Newsweek Examines The "Myth" Of Media Objectivity

Newsweek Examines The "Myth" Of Media Objectivity

She tried to make a joke of it. At the debate in Cleveland last week, Hillary Clinton brought up a "Saturday Night Live" skit about journalists fawning over Barack Obama at a mock debate. "Maybe we should ask Barack if he's comfortable and needs another pillow," said Clinton. Humor is often a substitute for anger, and if Clinton wasn't all that funny, maybe it is because she is sore at the press for seeming to go easier on her opponent. She has a point, but the truth about the media and the campaign cannot be caricatured simply as the deification of Obama and the hounding of Clinton.

The pols and the people invest the press with great power. Conspiracies abound. Right-wing talk-show hosts love to go on about the liberal media establishment. Lefty commentators accuse the press of rolling over for George W. Bush before the invasion of Iraq. Politicians of all stripes accuse the press of being unfair, even cruel. Sometimes we are. On the day Vice President George H.W. Bush announced for the presidency in October 1987, he watched as his 28-year-old daughter, Doro, wept when she picked up NEWSWEEK's cover story that week, picturing Bush driving his speedboat under the cover line FIGHTING THE 'WIMP FACTOR.' Bush was, understandably, furious. The phrase "wimp factor" came from Bush's own pollster, and we said he was fighting it, but we nevertheless left the impression that we were calling the vice president a wimp. In the end, the story had little impact because voters already understood that Bush, a World War II hero, was plenty tough. He was elected president the next year.

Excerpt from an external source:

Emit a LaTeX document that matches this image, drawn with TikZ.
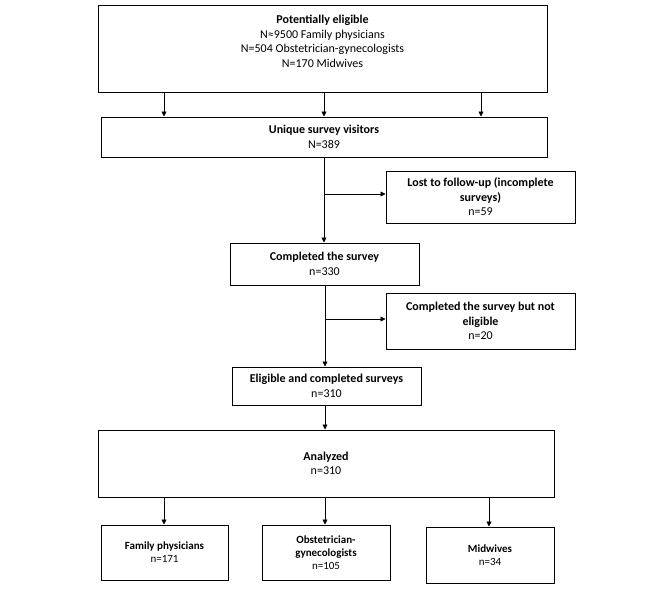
\documentclass[tikz,border=0pt]{standalone}
\usepackage{fontspec}
\setmainfont{Carlito}
\usetikzlibrary{arrows.meta}
\begin{document}
\begin{tikzpicture}[x=1pt,y=-1pt,
  box/.style={draw=black, line width=1pt, rectangle, inner sep=0pt, align=center},
  txt/.style={align=center, inner sep=0pt, font=\fontsize{12}{14.5}\selectfont},
  smalltxt/.style={align=center, inner sep=0pt, font=\fontsize{11}{13}\selectfont},
  arr/.style={draw=black, line width=0.8pt, -{Triangle[length=5pt,width=5pt]}},
  ln/.style={draw=black, line width=0.8pt}]
\useasboundingbox (0,0) rectangle (666,589);
% boxes
\node[box, minimum width=449pt, minimum height=87pt] (b1) at (322.5,48.5) {};
\node[txt, anchor=center] (t1) at (322.5,41.5) {\textbf{Potentially eligible}\\N≈9500 Family physicians\\N=504 Obstetrician-gynecologists\\N=170 Midwives};
\node[box, txt, minimum width=446pt, minimum height=40pt] (b2) at (324,137) {\textbf{Unique survey visitors}\\N=389};
\node[box, txt, minimum width=189pt, minimum height=52pt] (lost) at (480.5,197) {\textbf{Lost to follow-up (incomplete}\\\textbf{surveys)}\\n=59};
\node[box, txt, minimum width=189pt, minimum height=42pt] (b3) at (324.5,264) {\textbf{Completed the survey}\\n=330};
\node[box, txt, minimum width=189pt, minimum height=56pt] (ne) at (480.5,321) {\textbf{Completed the survey but not}\\\textbf{eligible}\\n=20};
\node[box, txt, minimum width=189pt, minimum height=38pt] (el) at (326.5,386) {\textbf{Eligible and completed surveys}\\n=310};
\node[box, txt, minimum width=456pt, minimum height=67pt] (an) at (326,463.5) {\textbf{Analyzed}\\n=310};
\node[box, smalltxt, minimum width=127pt, minimum height=55pt] (fp) at (164.5,552.5) {\textbf{Family physicians}\\n=171};
\node[box, smalltxt, minimum width=128pt, minimum height=55pt] (ob) at (326,552.5) {\textbf{Obstetrician-}\\\textbf{gynecologists}\\n=105};
\node[box, smalltxt, minimum width=128pt, minimum height=56pt] (mw) at (490,555) {\textbf{Midwives}\\n=34};
% arrows b1 -> b2
\draw[arr] (b1.south -| 164,0) -- (b2.north -| 164,0);
\draw[arr] (b1.south -| 324,0) -- (b2.north -| 324,0);
\draw[arr] (b1.south -| 481,0) -- (b2.north -| 481,0);
% b2 -> b3 with branch
\draw[arr] (b2.south -| 324,0) -- (b3.north -| 324,0);
\coordinate (j1) at (324,194);
\draw[arr] (j1) -- (lost.west |- j1);
% b3 -> el with branch
\draw[arr] (b3.south -| 325,0) -- (el.north -| 325,0);
\coordinate (j2) at (325,319);
\draw[arr] (j2) -- (ne.west |- j2);
% el -> an
\draw[arr] (el.south -| 325,0) -- (an.north -| 325,0);
% an -> bottom
\draw[arr] (an.south -| 164,0) -- (fp.north -| 164,0);
\draw[arr] (an.south -| 325,0) -- (ob.north -| 325,0);
\draw[arr] (an.south -| 489,0) -- (mw.north -| 489,0);
\end{tikzpicture}
\end{document}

Certainly, there are editors and publishers who would like to be kingmakers, or just kings. From William Randolph Hearst to Henry Luce to Rupert Murdoch, press barons have sought to leave their personal stamp, if not change the course of history. But for the vast majority of media, the reality is much more mundane; the press's impact on elections, as well as most other human events, is murky.

The mainstream media (the "MSM" the bloggers love to rail against) are prejudiced, but not ideologically. The press's real bias is for conflict. Editors, even ones who marched in antiwar demonstrations during the Vietnam era, have a weakness for war, the ultimate conflict. Inveterate gossips and snoops, journalists also share a yen for scandal, preferably sexual. But mostly they are looking for narratives that reveal something of character. It is the human drama that most compels our attention.